_Task objective_
From the records below, extract all the text exactly and leave the images behind.

_Records supplied_
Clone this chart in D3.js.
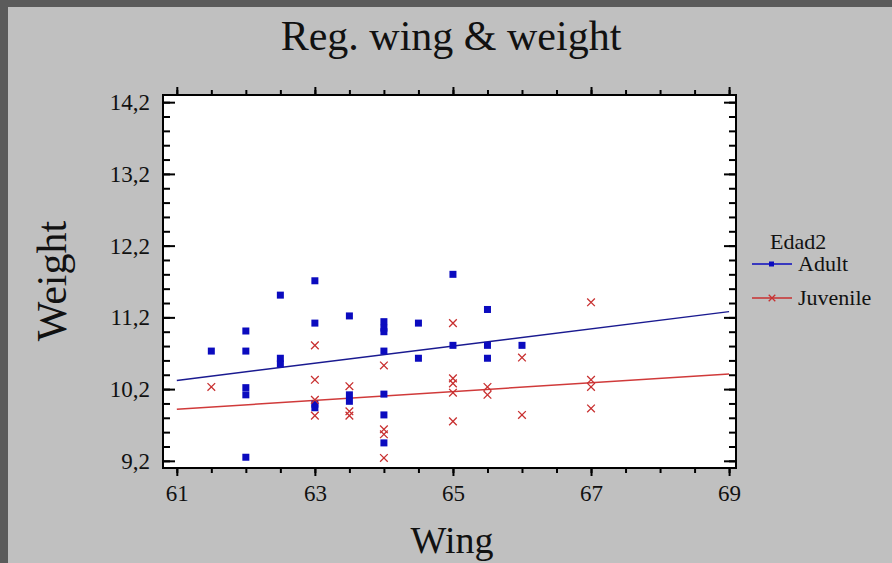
<!DOCTYPE html>
<html>
<head>
<meta charset="utf-8">
<script src="https://cdn.jsdelivr.net/npm/d3@7"></script>
<style>
  body { margin: 0; background: #c0c0c0; }
  svg { display: block; font-family: "Liberation Serif", "Times New Roman", serif; }
</style>
</head>
<body>
<svg width="892" height="563"></svg>
<script>
// wing (x) and weight (y) for each group
var adultWing   = [61.5, 62, 62, 62, 62, 62, 62.5, 62.5, 62.5, 63, 63, 63, 63, 63.5, 63.5, 63.5,
                   64, 64, 64, 64, 64, 64, 64, 64.5, 64.5, 65, 65, 65.5, 65.5, 65.5, 66];
var adultWeight = [10.73, 11.01, 10.73, 10.22, 10.12, 9.25, 11.51, 10.63, 10.55, 11.71, 11.12, 9.99, 9.94, 11.22, 10.12, 10.03,
                   11.14, 11.05, 11.0, 10.73, 10.13, 9.84, 9.45, 11.12, 10.63, 11.8, 10.81, 11.31, 10.81, 10.63, 10.81];

var juvWing   = [61.5, 63, 63, 63, 63, 63.5, 63.5, 63.5, 64, 64, 64, 64,
                 65, 65, 65, 65, 65, 65.5, 65.5, 66, 66, 67, 67, 67, 67];
var juvWeight = [10.23, 10.81, 10.33, 10.05, 9.83, 10.24, 9.89, 9.83, 10.53, 9.64, 9.57, 9.24,
                 11.12, 10.35, 10.28, 10.15, 9.75, 10.23, 10.12, 10.64, 9.84, 11.41, 10.33, 10.23, 9.93];

// fitted lines as drawn (wing 61 -> 69)
var fitWing = [61, 69];
var fitAdult = [10.32, 11.28];
var fitJuv = [9.92, 10.41];

var xTicks = [61, 63, 65, 67, 69];
var yTicks = [9.2, 10.2, 11.2, 12.2, 13.2, 14.2];
var groups = ["Adult", "Juvenile"];

var svg = d3.select("svg"),
    width = +svg.attr("width"),
    height = +svg.attr("height");

var blue = "#0b0bbf", red = "#c83030";

// dark frame top & left
svg.append("rect").attr("x", 0).attr("y", 0).attr("width", width).attr("height", 7).attr("fill", "#5b5b5b");
svg.append("rect").attr("x", 0).attr("y", 0).attr("width", 8).attr("height", height).attr("fill", "#5b5b5b");

var pLeft = 163, pTop = 95, pRight = 736, pBottom = 468;

var x = d3.scaleLinear().domain([60.8, 69.1]).range([pLeft, pRight]);
var y = d3.scaleLinear().domain([9.1, 14.3]).range([pBottom, pTop]);

svg.append("rect").attr("x", pLeft).attr("y", pTop)
   .attr("width", pRight - pLeft).attr("height", pBottom - pTop)
   .attr("fill", "#ffffff");

// axes: bottom/top ticks outward, left/right ticks inward
var fmt = function(d) { return d3.format(".1f")(d).replace(".", ","); };

var xMinor = d3.range(61, 69.01, 0.5);
var yMinor = d3.range(9.2, 14.21, 0.2);

function noDomain(g) { g.select(".domain").remove(); }

svg.append("g").attr("transform", "translate(0," + pBottom + ")")
  .call(d3.axisBottom(x).tickValues(xMinor).tickSize(5).tickFormat("")).call(noDomain);
svg.append("g").attr("class", "lab").attr("transform", "translate(0," + pBottom + ")")
  .call(d3.axisBottom(x).tickValues(xTicks).tickSize(8).tickPadding(9).tickFormat(d3.format("d")))
  .call(noDomain);

svg.append("g").attr("transform", "translate(0," + pTop + ")")
  .call(d3.axisTop(x).tickValues(xMinor).tickSize(5).tickFormat("")).call(noDomain);
svg.append("g").attr("transform", "translate(0," + pTop + ")")
  .call(d3.axisTop(x).tickValues(xTicks).tickSize(8).tickFormat("")).call(noDomain);

svg.append("g").attr("transform", "translate(" + pLeft + ",0)")
  .call(d3.axisRight(y).tickValues(yMinor).tickSize(7).tickFormat("")).call(noDomain);
svg.append("g").attr("transform", "translate(" + pLeft + ",0)")
  .call(d3.axisRight(y).tickValues(yTicks).tickSize(12).tickFormat("")).call(noDomain);
svg.append("g").attr("class", "lab").attr("transform", "translate(" + pLeft + ",0)")
  .call(d3.axisLeft(y).tickValues(yTicks).tickSize(0).tickPadding(13).tickFormat(fmt)).call(noDomain);

svg.append("g").attr("transform", "translate(" + pRight + ",0)")
  .call(d3.axisLeft(y).tickValues(yMinor).tickSize(7).tickFormat("")).call(noDomain);
svg.append("g").attr("transform", "translate(" + pRight + ",0)")
  .call(d3.axisLeft(y).tickValues(yTicks).tickSize(12).tickFormat("")).call(noDomain);

svg.selectAll(".tick line").attr("stroke", "#000").attr("stroke-width", 2);
svg.selectAll(".lab .tick text").attr("fill", "#111").style("font-size", "23px")
   .style("font-family", "'Liberation Serif', serif");

svg.append("rect").attr("x", pLeft).attr("y", pTop)
   .attr("width", pRight - pLeft).attr("height", pBottom - pTop)
   .attr("fill", "none").attr("stroke", "#000").attr("stroke-width", 2);

// regression lines
var line = d3.line().x(function(d) { return x(d[0]); }).y(function(d) { return y(d[1]); });
svg.append("path").datum(d3.zip(fitWing, fitAdult)).attr("d", line)
   .attr("stroke", "#1a1a90").attr("stroke-width", 1.5).attr("fill", "none");
svg.append("path").datum(d3.zip(fitWing, fitJuv)).attr("d", line)
   .attr("stroke", "#d03a3a").attr("stroke-width", 1.5).attr("fill", "none");

// points
svg.append("g").selectAll("rect")
   .data(d3.zip(adultWing, adultWeight))
   .enter().append("rect")
   .attr("x", function(d) { return x(d[0]) - 3.5; })
   .attr("y", function(d) { return y(d[1]) - 3.5; })
   .attr("width", 7).attr("height", 7)
   .attr("fill", blue);

var cross = d3.symbol().type(d3.symbolX).size(40);
svg.append("g").selectAll("path")
   .data(d3.zip(juvWing, juvWeight))
   .enter().append("path")
   .attr("transform", function(d) { return "translate(" + x(d[0]) + "," + y(d[1]) + ")"; })
   .attr("d", cross)
   .attr("stroke", red).attr("stroke-width", 1.3).attr("fill", "none");

// titles
svg.append("text").attr("x", 451).attr("y", 50).attr("text-anchor", "middle")
   .style("font-size", "42px").attr("fill", "#111").text("Reg. wing & weight");
svg.append("text").attr("x", 452).attr("y", 553).attr("text-anchor", "middle")
   .style("font-size", "38px").attr("fill", "#111").text("Wing");
svg.append("text").attr("transform", "translate(66,281) rotate(-90)").attr("text-anchor", "middle")
   .style("font-size", "42px").attr("fill", "#111").text("Weight");

// legend
var leg = svg.append("g").attr("transform", "translate(752,0)");
leg.append("text").attr("x", 18).attr("y", 249).style("font-size", "22px").attr("fill", "#111").text("Edad2");
var colors = [blue, red];
groups.forEach(function(name, i) {
  var yy = 264 + i * 34;
  leg.append("line").attr("x1", 0).attr("x2", 40).attr("y1", yy).attr("y2", yy)
     .attr("stroke", colors[i]).attr("stroke-width", 1.5);
  if (i === 0) {
    leg.append("rect").attr("x", 17).attr("y", yy - 2.5).attr("width", 5).attr("height", 5).attr("fill", blue);
  } else {
    leg.append("path").attr("transform", "translate(20," + yy + ")")
       .attr("d", d3.symbol().type(d3.symbolX).size(30))
       .attr("stroke", red).attr("stroke-width", 1.3).attr("fill", "none");
  }
  leg.append("text").attr("x", 46).attr("y", yy + 7).style("font-size", "22px").attr("fill", "#111").text(name);
});
</script>
</body>
</html>
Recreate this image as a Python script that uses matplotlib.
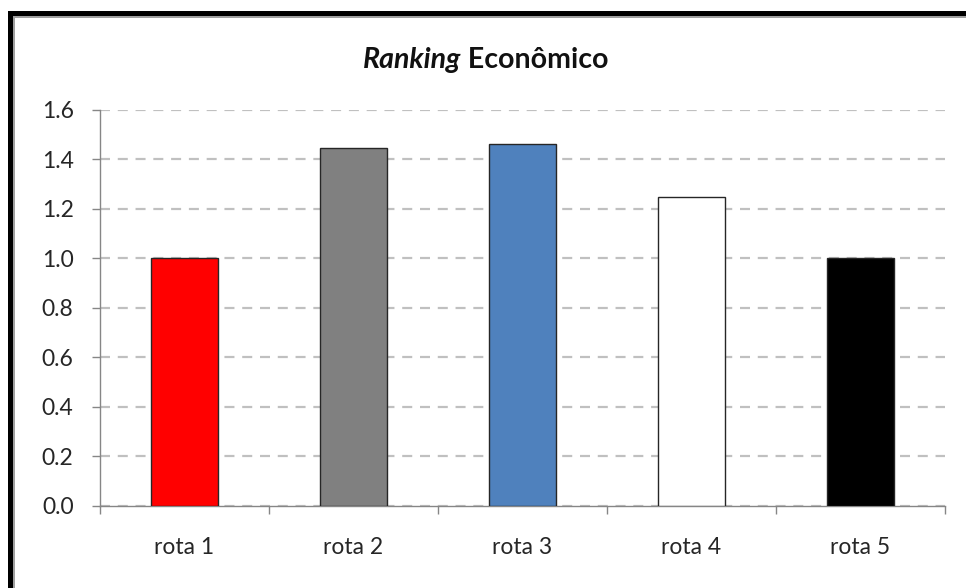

_Answer to this task_
Clone this chart in D3.js.
<!DOCTYPE html>
<html>
<head>
<meta charset="utf-8">
<script src="https://cdn.jsdelivr.net/npm/d3@7"></script>
<style>
  body { margin: 0; background: #c0c0c0; }
  svg { display: block; font-family: "Liberation Serif", "Times New Roman", serif; }
</style>
</head>
<body>
<svg width="892" height="563"></svg>
<script>
// wing (x) and weight (y) for each group
var adultWing   = [61.5, 62, 62, 62, 62, 62, 62.5, 62.5, 62.5, 63, 63, 63, 63, 63.5, 63.5, 63.5,
                   64, 64, 64, 64, 64, 64, 64, 64.5, 64.5, 65, 65, 65.5, 65.5, 65.5, 66];
var adultWeight = [10.73, 11.01, 10.73, 10.22, 10.12, 9.25, 11.51, 10.63, 10.55, 11.71, 11.12, 9.99, 9.94, 11.22, 10.12, 10.03,
                   11.14, 11.05, 11.0, 10.73, 10.13, 9.84, 9.45, 11.12, 10.63, 11.8, 10.81, 11.31, 10.81, 10.63, 10.81];

var juvWing   = [61.5, 63, 63, 63, 63, 63.5, 63.5, 63.5, 64, 64, 64, 64,
                 65, 65, 65, 65, 65, 65.5, 65.5, 66, 66, 67, 67, 67, 67];
var juvWeight = [10.23, 10.81, 10.33, 10.05, 9.83, 10.24, 9.89, 9.83, 10.53, 9.64, 9.57, 9.24,
                 11.12, 10.35, 10.28, 10.15, 9.75, 10.23, 10.12, 10.64, 9.84, 11.41, 10.33, 10.23, 9.93];

// fitted lines as drawn (wing 61 -> 69)
var fitWing = [61, 69];
var fitAdult = [10.32, 11.28];
var fitJuv = [9.92, 10.41];

var xTicks = [61, 63, 65, 67, 69];
var yTicks = [9.2, 10.2, 11.2, 12.2, 13.2, 14.2];
var groups = ["Adult", "Juvenile"];

var svg = d3.select("svg"),
    width = +svg.attr("width"),
    height = +svg.attr("height");

var blue = "#0b0bbf", red = "#c83030";

// dark frame top & left
svg.append("rect").attr("x", 0).attr("y", 0).attr("width", width).attr("height", 7).attr("fill", "#5b5b5b");
svg.append("rect").attr("x", 0).attr("y", 0).attr("width", 8).attr("height", height).attr("fill", "#5b5b5b");

var pLeft = 163, pTop = 95, pRight = 736, pBottom = 468;

var x = d3.scaleLinear().domain([60.8, 69.1]).range([pLeft, pRight]);
var y = d3.scaleLinear().domain([9.1, 14.3]).range([pBottom, pTop]);

svg.append("rect").attr("x", pLeft).attr("y", pTop)
   .attr("width", pRight - pLeft).attr("height", pBottom - pTop)
   .attr("fill", "#ffffff");

// axes: bottom/top ticks outward, left/right ticks inward
var fmt = function(d) { return d3.format(".1f")(d).replace(".", ","); };

var xMinor = d3.range(61, 69.01, 0.5);
var yMinor = d3.range(9.2, 14.21, 0.2);

function noDomain(g) { g.select(".domain").remove(); }

svg.append("g").attr("transform", "translate(0," + pBottom + ")")
  .call(d3.axisBottom(x).tickValues(xMinor).tickSize(5).tickFormat("")).call(noDomain);
svg.append("g").attr("class", "lab").attr("transform", "translate(0," + pBottom + ")")
  .call(d3.axisBottom(x).tickValues(xTicks).tickSize(8).tickPadding(9).tickFormat(d3.format("d")))
  .call(noDomain);

svg.append("g").attr("transform", "translate(0," + pTop + ")")
  .call(d3.axisTop(x).tickValues(xMinor).tickSize(5).tickFormat("")).call(noDomain);
svg.append("g").attr("transform", "translate(0," + pTop + ")")
  .call(d3.axisTop(x).tickValues(xTicks).tickSize(8).tickFormat("")).call(noDomain);

svg.append("g").attr("transform", "translate(" + pLeft + ",0)")
  .call(d3.axisRight(y).tickValues(yMinor).tickSize(7).tickFormat("")).call(noDomain);
svg.append("g").attr("transform", "translate(" + pLeft + ",0)")
  .call(d3.axisRight(y).tickValues(yTicks).tickSize(12).tickFormat("")).call(noDomain);
svg.append("g").attr("class", "lab").attr("transform", "translate(" + pLeft + ",0)")
  .call(d3.axisLeft(y).tickValues(yTicks).tickSize(0).tickPadding(13).tickFormat(fmt)).call(noDomain);

svg.append("g").attr("transform", "translate(" + pRight + ",0)")
  .call(d3.axisLeft(y).tickValues(yMinor).tickSize(7).tickFormat("")).call(noDomain);
svg.append("g").attr("transform", "translate(" + pRight + ",0)")
  .call(d3.axisLeft(y).tickValues(yTicks).tickSize(12).tickFormat("")).call(noDomain);

svg.selectAll(".tick line").attr("stroke", "#000").attr("stroke-width", 2);
svg.selectAll(".lab .tick text").attr("fill", "#111").style("font-size", "23px")
   .style("font-family", "'Liberation Serif', serif");

svg.append("rect").attr("x", pLeft).attr("y", pTop)
   .attr("width", pRight - pLeft).attr("height", pBottom - pTop)
   .attr("fill", "none").attr("stroke", "#000").attr("stroke-width", 2);

// regression lines
var line = d3.line().x(function(d) { return x(d[0]); }).y(function(d) { return y(d[1]); });
svg.append("path").datum(d3.zip(fitWing, fitAdult)).attr("d", line)
   .attr("stroke", "#1a1a90").attr("stroke-width", 1.5).attr("fill", "none");
svg.append("path").datum(d3.zip(fitWing, fitJuv)).attr("d", line)
   .attr("stroke", "#d03a3a").attr("stroke-width", 1.5).attr("fill", "none");

// points
svg.append("g").selectAll("rect")
   .data(d3.zip(adultWing, adultWeight))
   .enter().append("rect")
   .attr("x", function(d) { return x(d[0]) - 3.5; })
   .attr("y", function(d) { return y(d[1]) - 3.5; })
   .attr("width", 7).attr("height", 7)
   .attr("fill", blue);

var cross = d3.symbol().type(d3.symbolX).size(40);
svg.append("g").selectAll("path")
   .data(d3.zip(juvWing, juvWeight))
   .enter().append("path")
   .attr("transform", function(d) { return "translate(" + x(d[0]) + "," + y(d[1]) + ")"; })
   .attr("d", cross)
   .attr("stroke", red).attr("stroke-width", 1.3).attr("fill", "none");

// titles
svg.append("text").attr("x", 451).attr("y", 50).attr("text-anchor", "middle")
   .style("font-size", "42px").attr("fill", "#111").text("Reg. wing & weight");
svg.append("text").attr("x", 452).attr("y", 553).attr("text-anchor", "middle")
   .style("font-size", "38px").attr("fill", "#111").text("Wing");
svg.append("text").attr("transform", "translate(66,281) rotate(-90)").attr("text-anchor", "middle")
   .style("font-size", "42px").attr("fill", "#111").text("Weight");

// legend
var leg = svg.append("g").attr("transform", "translate(752,0)");
leg.append("text").attr("x", 18).attr("y", 249).style("font-size", "22px").attr("fill", "#111").text("Edad2");
var colors = [blue, red];
groups.forEach(function(name, i) {
  var yy = 264 + i * 34;
  leg.append("line").attr("x1", 0).attr("x2", 40).attr("y1", yy).attr("y2", yy)
     .attr("stroke", colors[i]).attr("stroke-width", 1.5);
  if (i === 0) {
    leg.append("rect").attr("x", 17).attr("y", yy - 2.5).attr("width", 5).attr("height", 5).attr("fill", blue);
  } else {
    leg.append("path").attr("transform", "translate(20," + yy + ")")
       .attr("d", d3.symbol().type(d3.symbolX).size(30))
       .attr("stroke", red).attr("stroke-width", 1.3).attr("fill", "none");
  }
  leg.append("text").attr("x", 46).attr("y", yy + 7).style("font-size", "22px").attr("fill", "#111").text(name);
});
</script>
</body>
</html>
Recreate this image as a Python script that uses matplotlib.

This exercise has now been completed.